While bel canto operas initially used secco recitative to advance narrative plot points, the composers now introduced ariosos, cavatinas and cabalettas to set-piece arias in which the singers could detour around the story-line and show off before re-joining ensembles where the others, if they didn’t seem to be doing much, were at best wondering what they should be doing during the sensational vocal antics of the principals, the tussle between sopranos and tenors competing on the high wire.

So the treatment was new: a style of song in which the singer was free to play about in extravagant patterns in order to show how impeccably trained and how beautiful the voice could be when at its zenith.

Bellini however did not embrace these innovations as whole-heartedly as Donizetti.

The younger, less prolific composer favoured the melancholic side of life in his bel canto pieces, writing long engaging tunes for young ladies who had lost their senses through sleep-walking (Amina) or gone crazy with love (Elvira).

Donizetti was the most robust of the three of them: funny, touching and tragic in a majestic output of 65 operas.
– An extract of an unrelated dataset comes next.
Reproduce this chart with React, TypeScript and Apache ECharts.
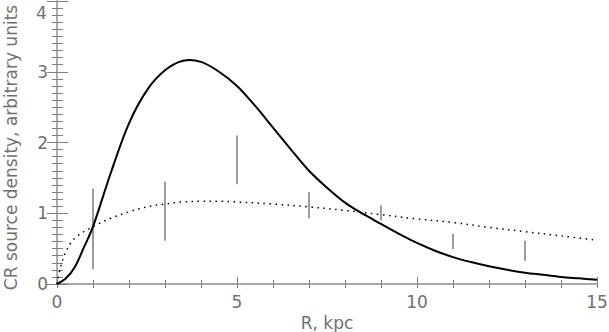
import React, { useEffect, useRef } from "react";
import * as echarts from "echarts";

// Solid curve (model source distribution)
const solidR = [0, 0.25, 0.5, 0.75, 1, 1.5, 2, 2.5, 3, 3.5, 4, 4.5, 5, 5.5, 6, 6.5, 7, 7.5, 8, 8.5, 9, 9.5, 10, 10.5, 11, 11.5, 12, 12.5, 13, 13.5, 14, 14.5, 15];
const solidV = [0, 0.08, 0.245, 0.52, 0.81, 1.58, 2.27, 2.74, 3.02, 3.155, 3.14, 3.0, 2.8, 2.52, 2.21, 1.9, 1.6, 1.36, 1.15, 0.99, 0.85, 0.71, 0.58, 0.47, 0.38, 0.31, 0.25, 0.2, 0.16, 0.13, 0.1, 0.08, 0.06];

// Dotted curve
const dotR = [0, 0.1, 0.25, 0.5, 1, 1.5, 2, 2.5, 3, 3.5, 4, 4.5, 5, 6, 7, 8, 9, 10, 11, 12, 13, 14, 15];
const dotV = [0, 0.24, 0.46, 0.65, 0.81, 0.93, 1.02, 1.09, 1.13, 1.16, 1.17, 1.17, 1.16, 1.13, 1.09, 1.04, 0.98, 0.92, 0.87, 0.8, 0.74, 0.68, 0.62];

// Error bars (observed)
const barR = [1, 3, 5, 7, 9, 11, 13];
const barLow = [0.21, 0.61, 1.41, 0.93, 0.9, 0.49, 0.33];
const barHigh = [1.35, 1.445, 2.1, 1.3, 1.11, 0.71, 0.61];

const xTicks = [0, 5, 10, 15];
const yTicks = [0, 1, 2, 3, 4];

const FONT = "DejaVu Sans";
const TXT = "#707070";
const AX = "#a8a8a8";
const TK = "#808080";

function curveSeries(points: number[][], style: any, z: number) {
  return {
    type: "custom",
    xAxisIndex: 0,
    yAxisIndex: 0,
    data: points,
    encode: { x: 0, y: 1 },
    z,
    renderItem: (params: any, api: any) => {
      if (params.dataIndex !== 0) return { type: "group", children: [] };
      const pts = points.map((p) => api.coord(p));
      return {
        type: "polyline",
        shape: { points: pts, smooth: 0.35 },
        style: { fill: "none", ...style },
      };
    },
  };
}

export default function App() {
  const ref = useRef<HTMLDivElement>(null);
  useEffect(() => {
    if (!ref.current) return;
    const chart = echarts.init(ref.current, undefined, { renderer: "svg" });
    const solid = solidR.map((r, i) => [r, solidV[i]]);
    const dotted = dotR.map((r, i) => [r, dotV[i]]);
    const bars = barR.map((r, i) => [r, barLow[i], barHigh[i]]);
    const tickStyle = { color: TK, width: 1 };
    const yMax = yTicks[yTicks.length - 1];
    chart.setOption({
      animation: false,
      grid: { left: 57, right: 12, top: 1, bottom: 48, containLabel: false, outerBoundsMode: "none" },
      graphic: [
        {
          type: "text",
          left: 36,
          top: 4,
          style: { text: String(yMax), fontFamily: FONT, fontSize: 17, fill: TXT },
        },
      ],
      xAxis: [
        {
          type: "value",
          min: xTicks[0],
          max: xTicks[xTicks.length - 1],
          interval: 5,
          position: "bottom",
          name: "R, kpc",
          nameLocation: "middle",
          nameGap: 27,
          nameTextStyle: { fontFamily: FONT, fontSize: 17, color: TXT },
          axisLine: { show: true, lineStyle: { color: AX, width: 2 } },
          axisTick: { show: true, inside: true, length: 7, lineStyle: tickStyle },
          minorTick: { show: true, splitNumber: 5, length: 4, lineStyle: tickStyle },
          axisLabel: { fontFamily: FONT, fontSize: 17, color: TXT, margin: 9 },
          splitLine: { show: false },
        },
        {
          type: "value",
          min: 0,
          max: 15,
          interval: 1,
          position: "top",
          axisLine: { show: true, lineStyle: { color: AX, width: 2 } },
          axisTick: { show: true, inside: true, length: 4, lineStyle: tickStyle },
          axisLabel: { show: false },
          splitLine: { show: false },
        },
      ],
      yAxis: [
        {
          type: "value",
          min: yTicks[0],
          max: yMax,
          interval: 1,
          position: "left",
          name: "CR source density, arbitrary units",
          nameLocation: "middle",
          nameGap: 38,
          nameTextStyle: { fontFamily: FONT, fontSize: 17, color: TXT, padding: [0, 10, 0, 0] },
          axisLine: { show: true, lineStyle: { color: AX, width: 1.5 } },
          axisTick: { show: true, inside: true, length: 11, lineStyle: tickStyle },
          minorTick: { show: true, splitNumber: 10, length: 6, lineStyle: tickStyle },
          axisLabel: {
            fontFamily: FONT,
            fontSize: 17,
            color: TXT,
            margin: 9,
            showMaxLabel: false,
          },
          splitLine: { show: false },
        },
        {
          type: "value",
          min: 0,
          max: 4,
          interval: 1,
          position: "right",
          axisLine: { show: true, lineStyle: { color: AX, width: 1.5 } },
          axisTick: { show: true, inside: true, length: 10, lineStyle: tickStyle },
          minorTick: { show: true, splitNumber: 10, length: 5, lineStyle: tickStyle },
          axisLabel: { show: false },
          splitLine: { show: false },
        },
      ],
      series: [
        {
          type: "custom",
          xAxisIndex: 0,
          yAxisIndex: 0,
          data: bars,
          encode: { x: 0, y: [1, 2] },
          renderItem: (params: any, api: any) => {
            const p1 = api.coord([api.value(0), api.value(1)]);
            const p2 = api.coord([api.value(0), api.value(2)]);
            return {
              type: "line",
              shape: { x1: p1[0], y1: p1[1], x2: p2[0], y2: p2[1] },
              style: { stroke: "#7a7a7a", lineWidth: 1.5 },
            };
          },
        },
        curveSeries(dotted, { stroke: "#000", lineWidth: 1.5, lineDash: [1.5, 4.5] }, 3),
        curveSeries(solid, { stroke: "#000", lineWidth: 2 }, 4),
      ],
    });
    return () => chart.dispose();
  }, []);
  return <div ref={ref} style={{ position: "fixed", left: 0, top: 0, width: 609, height: 332, background: "#fff" }} />;
}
By the end of their respective careers, the characters in their operas had come closer to reflecting the foibles and expectations of contemporary society and were no longer the mythological or classical hero-symbols of 18th century opera seria and singspiels.

Indeed Donizetti overlapped Verdi for a while and the influence of the bel canto tradition extended to Verdi’s earliest work.

Come the late 1840s Bellini had been dead over ten years, Rossini was still alive but mentally and physically unwell (he had not composed an opera since 1829) and Donizetti’s syphilis had more than softened his cough.

By then audience tastes and opera practices were changing fast in post-revolution Europe and bel canto just melted away in the heat of the serious business of grand opera in France, your man in Germany (whose gesamtkunstwerk ruled there supreme for 40 years) and his exact contemporary, the mature Verdi who, when he wasn’t farming, dominated opera in Italy for 50 years.

La rinascita di bel canto

Thus crowded off the operatic agenda for decades - and until the dominance of Puccini and Richard Strauss had tailed off in the late 1930s - it was not until just after World War II that bel canto pushed its way back centre stage, largely because relatively few new operas were being written and fewer still had awakened much lasting enthusiasm; meanwhile the burgeoning opera industry needed material.

That’s when far-sighted and lateral thinking conductors interested in fresh repertory, such as Tullio Serafin and Richard Bonynge, and a new generation of virtuoso singers – inter alios di Stefano, Tebaldi, Callas, Sutherland, Caballé, Horne, Ricciarelli, Carreras - were mentored and cast to embrace and to excavate the bel canto repertoire from near oblivion; these new voices learned to conceal ecstatic feelings beneath serenity of expression with elegant phrasing and lots of fioritura and so the vogue was quickly established; Rossini, Donizetti, Bellini became the stalwarts of programmes and seasons in the big houses and their work seeded the growth of opera festivals; for instance there have been thirty of their operas performed at Wexford since 1951, a festival which specialises in opera rara.

The Lyric Opera concert in Belfast highlighted some of the historical regals who featured in those bel canto operas: Elisabetta, Anna Bolena, Maria Stuarda, to whom we added Norma.

Distance still lends enchantment to this music, itself haunted by the ghosts of Maria Malibran, Isabella Colbran and Giuditta Pasta, as we continue to take renewed pleasure in mellifluous, well-behaved tragedies and the ambiguities and manic escapism, the energy and the musical allure of bel canto opera.

Coda: operatic gold

Of the one hundred and fourteen operas composed by the three bel canto maestri may I recommend a dozen quintessential titles for your consideration (before you set off to discover the other one hundred odd)?

Those twelve capolavori are Rossini’s L’Italiana in Algeri, Il Barbiere di Siviglia, La Cenerentola and Guglielmo Tell; Donizetti’s L’Elisir d’Amore, Maria Stuarda, Lucia di Lammermoor and Don Pasquale; Bellini’s Il Pirata, La Sonnambula, Norma and I Puritani.

Then ask yourself can the singer become the character? Is the music a seamless flow from a fictional soul to an enraptured audience? - in ‘melodies’, remarked Wagner,‘ lovelier than one’s dreams’.

Like chinese boxes Rossini’s lifespan (1792-1868) totally embraced Donizetti’s, whose own lifespan (1797-1848) in turn totally enveloped Bellini’s (1801-35): the babushka dolls of early 19th century European opera, comfortable with one another, mutually supportive and jointly as innovative as Handel, Gluck and Mozart were in their day.

Both Bellini and Rossini died in Paris, while Donizetti died in Bergamo, where he had been born.